After which the lights were down, some covering was on his shoulders, and something heavy was weighing down the mattress edge. Which was Jago, sitting on the floor asleep against the edge of the bed.
"Nadi," he said, and worked about to reach out a hand, but she waked at the mere movement, and lifted her face and made a grimace, rubbing a doubtless stiff neck. "You should have gone to bed," he said.
"One worried, nadi."
He reached out to pat her shoulder, and bumped her cheek with the back of his hand, instead, being not quite on his aim, which Jago didn't mind, which led to a more intimate gesture than he'd intended, and a more intimate return on her part, her hand on his.
"Jago-ji," he said, attempting humor, "you shouldn't. I'd hate to offend Banichi."
"In what?"
Translation interface. He tried to wake, wary of wrong words, and the situation. And while he was being apprehensive, and trying, muzzily, to compose a request to go to sleep that wouldn't sound like a rebuff, Jago's fingers laced with his, and in his inaction, wound around his wrist, and wandered up his arm to his back.
After which Jago got up, and sat down on the edge of the bed, took off the towel that was covering his skin, and began to work another dose of salve into his back and down the injured arm, which was enough to make a weary human's bones melt, and his recently wary brain all but disengage.
All but — disengage. After the nagging pain subsided, it waked up enough to remind that Jago's reactions of recent days hadn't been impersonal.

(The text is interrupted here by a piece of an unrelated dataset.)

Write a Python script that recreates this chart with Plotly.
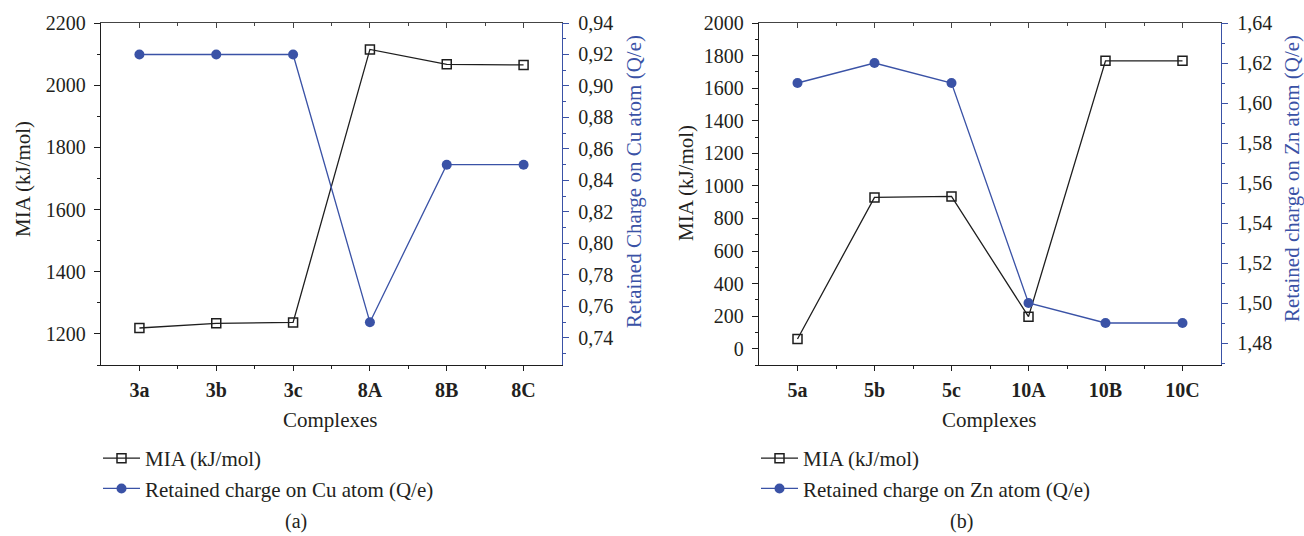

And he remembered, while Jago's hands were sliding very comfortingly along his backbone, that Banichi had joked about Jago's curiosity from the very start.
The fact that the personal relationship between Banichi and Jago never had been clear to him, and that he was alone, and that the temptation more than intellectually dawning in the forebrain — was already settled and willing in the hind-brain, and beginning to interfere with his capacity to think at all.
"Jago-ji. Please stop." He feared offending her, and he rolled over and propped himself on his good elbow to give an impression, a lie, of a man well awake and sensible, but he was facing a looming shadow against the night-light, that gave human eyes nothing of her expression — such as she might show in a moment of rebuff. He tried to touch Jago's arm, but the arm he wasn't leaning on wouldn't lift all the way, and fell, quite painfully. "Jago, nadi, Banichi might come after me."
"No," Jago said, one of those enigmatic little yes-no's that maddened human instincts. But it was very clear Jago knew what she was doing.
"I just — Jago —" He was awake. He didn't know what reality he'd landed in, but he was aware and awake.
"One need say nothing, Bren-ji. No is sufficient."
"No. It's not. It's not, Jago."
"It seems simple. Yes. No."
"Jago — if it's curiosity, then go ahead, I've no objection. But —" Breath came with difficulty. Sore ribs. A fog coming over the brain, that said, Why not? "But," the negotiator got to the fore, "but if it's more than that, Jago, then — give me room. Let me understand what you're asking. And what's right."
Jago had sat back on her heels at the bedside, elbow on the mattress. A frown was on her face — not, it seemed, an angry frown, but a puzzled one, a thoughtful one.
"Unfair," Jago declared finally.
"Unfair?"
"Words, words, words!"
"I've offended you."
"No. You ask me damned questions." Jago gained her feet in one fluid motion, a shadow in the night-light as she turned, stiff and proper, and walked to the door, her braid the usual ruler-line down her back.
But she stopped there and looked back at him. "Nand' paidhi."